Hauptsatz: Jede LJ- bzw. LK-Herleitung läßt sich in eine LJ- bzw. LK-Herleitung mit der gleichen Endsequenz umwandeln, in welcher die als Schnitt bezeichnete Schlußfigur nicht vorkommt.

Every LJ- (resp. LK-)derivation can convert to a LJ- (resp., LK-)derivation with the same end sequent, in which the rule called ``snip'' does not appear.

Instead of the usual name "cut," I've merrily translated the German "Schnitt" as "snip," because it pleases me--I like direct, etymological, native translations of this kind. (OED traces the English "snip" to Low German "schnipp," not terribly far off; "cut" has, of course, OE origin.)

(Sadly, I can't remember where I got the PDF of this original. The browsable online version linked above is from Gentzen's own alma mater, Göttingen University.)
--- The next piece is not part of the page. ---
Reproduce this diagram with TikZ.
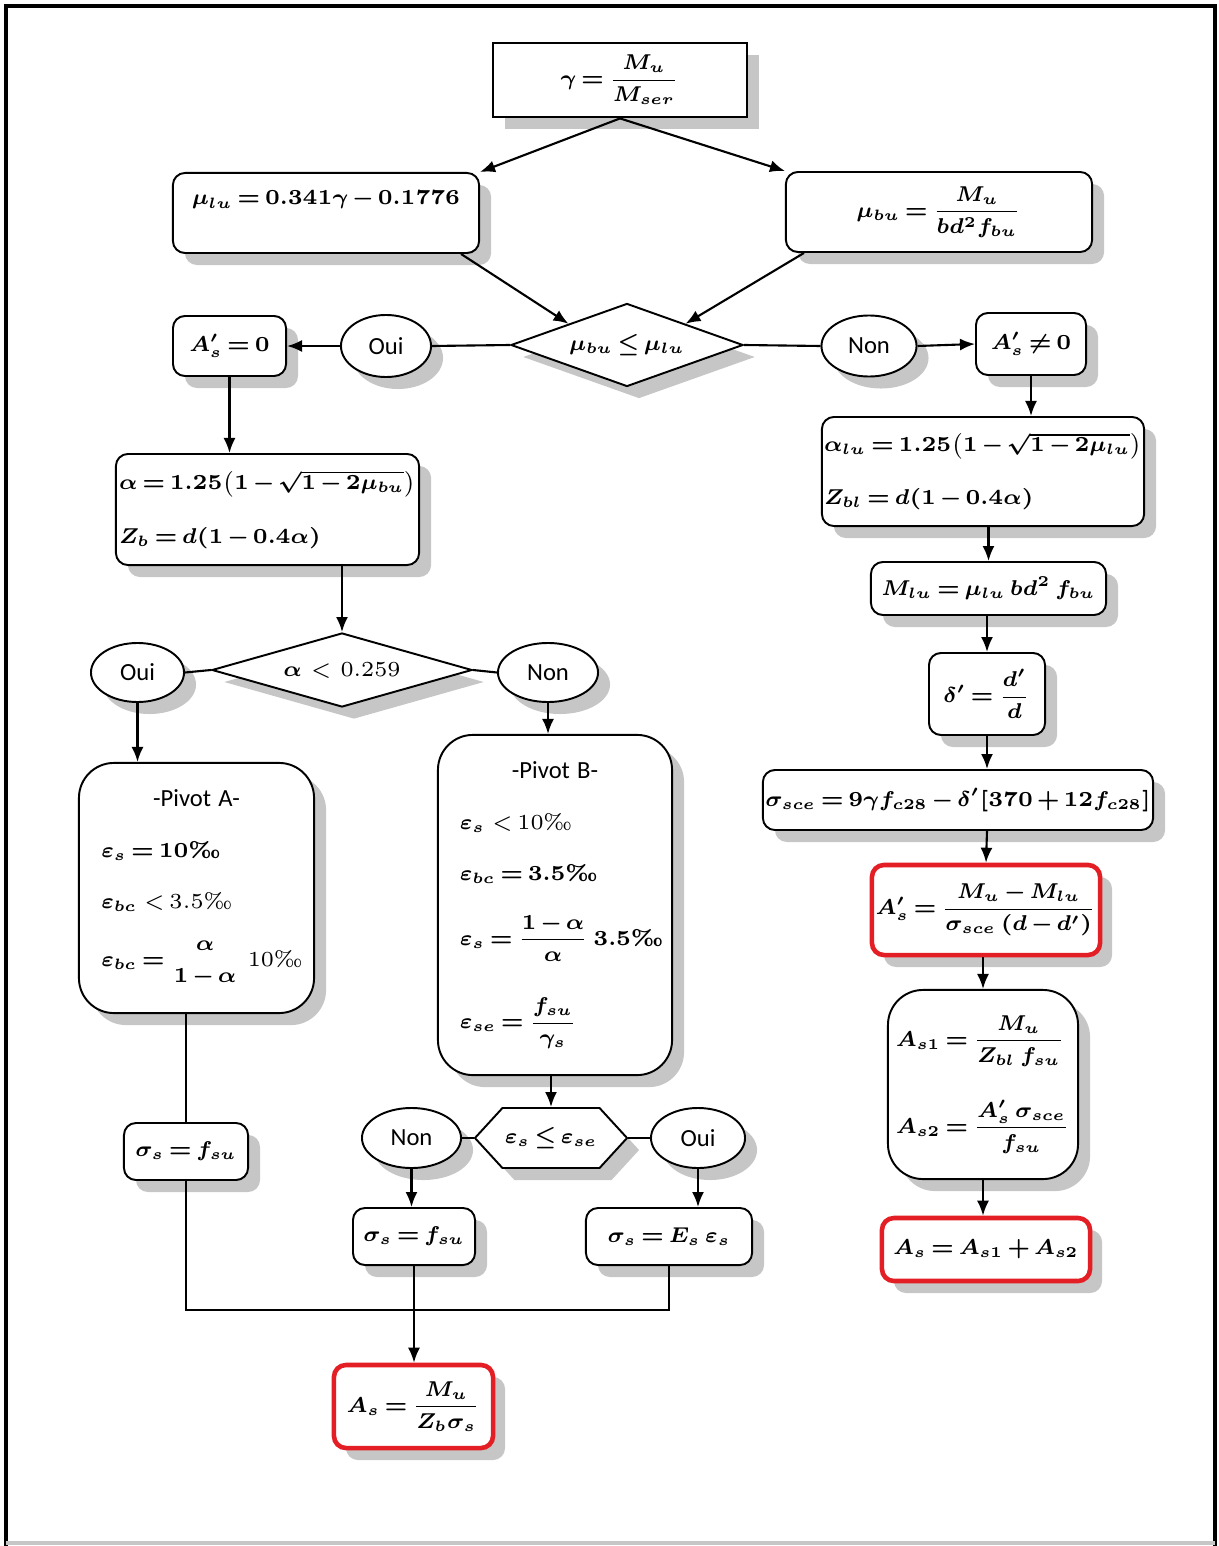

(Miscellanea: Fans of typographic history will appreciate the printer's use of letter spacing for emphasis, a practice unknown in English but apparently traditional in German, according to Wikipedia. It could be used roughly wherever we use italics in English.)

January 14, 2008

Classics

I was surprised to find that these classic papers are available online:

It's interesting to read Church's papers to see how he's approaching the project. Initially, he's trying to clarify the notion of a free variable in logic, or rather to chuck it out in favor of a clear discipline for binding variables. Because he's looking at foundational issues in logic, he's at great pains to identify his assumptions.

A minor historical fact: alpha- and beta-conversion are defined in these early Church papers, but not with those names; they're identified as I-conversion and II-conversion (there is a conversion rule III, which looks like the reverse of beta-conversion).